MacCourt, Anna Elisabeth, U. of Michigan, Ann Arbor, MI - To aid research on 'Lord of the Universe ... Among Equals: The Challenges of Kingship in Late Early Historic and Early Medieval India,' supervised by Dr. Carla Sinopoli
Preliminary abstract: This project combines textual and archaeological research to study how kings in India (200-800 C.E.) mediated between varied and competing elite institutions, including religious institutions, other royal actors, and supra-regional powers. The complicated nature of this relationship, described in a variety of literary sources, is best viewed through the land granting system. Using the Gulf of Khambat as a case study, I will examine the presence (i.e. size and relative chronology) of elite institutions on the political landscape, in order to frame the land-granting system with material practices.
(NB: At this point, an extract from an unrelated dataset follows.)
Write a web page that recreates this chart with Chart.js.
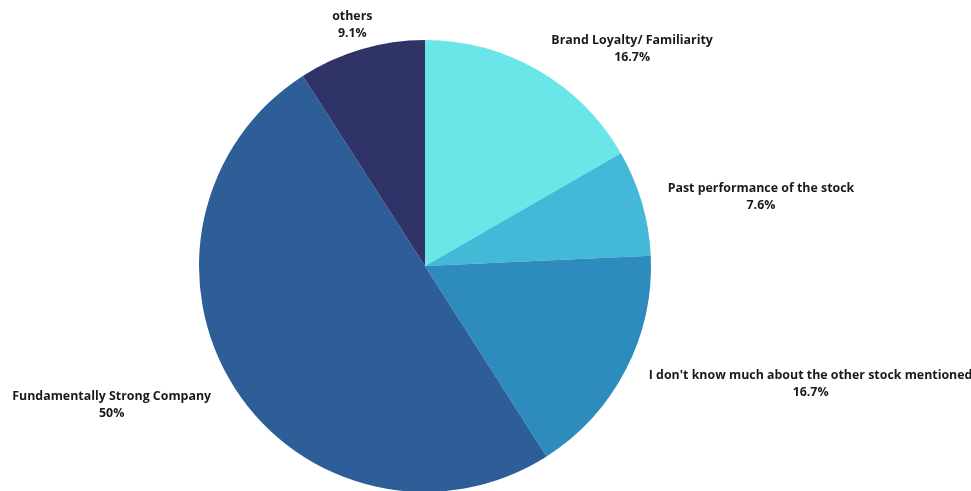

Because kings give permanent, tax-free land grants to a variety of institutions, including those to which they do not religiously ascribe, textual sources that describe the sacrificial relationship between kings and brahmins do not adequately explain situations in which a Shaivite king would endow a large Buddhist university or monastery. However, approaches which take modern political models as a rubric for understanding these archaeological remains unjustifiably ignore the massive Sanskrit corpus (including not only treatises on politics, but plays, poetry and epics) that debates in detail the nature of elite relationships. My research looks to this corpus to provide the theory which structured political action, rather than assuming that modern concepts, such as feudalism, legitimation or sovereignty are applicable. By combining ancient theoretical discourses on politics and cosmology with empirical research on the Gulf of Khambat, I will challenge the assumed universality of Western political categories.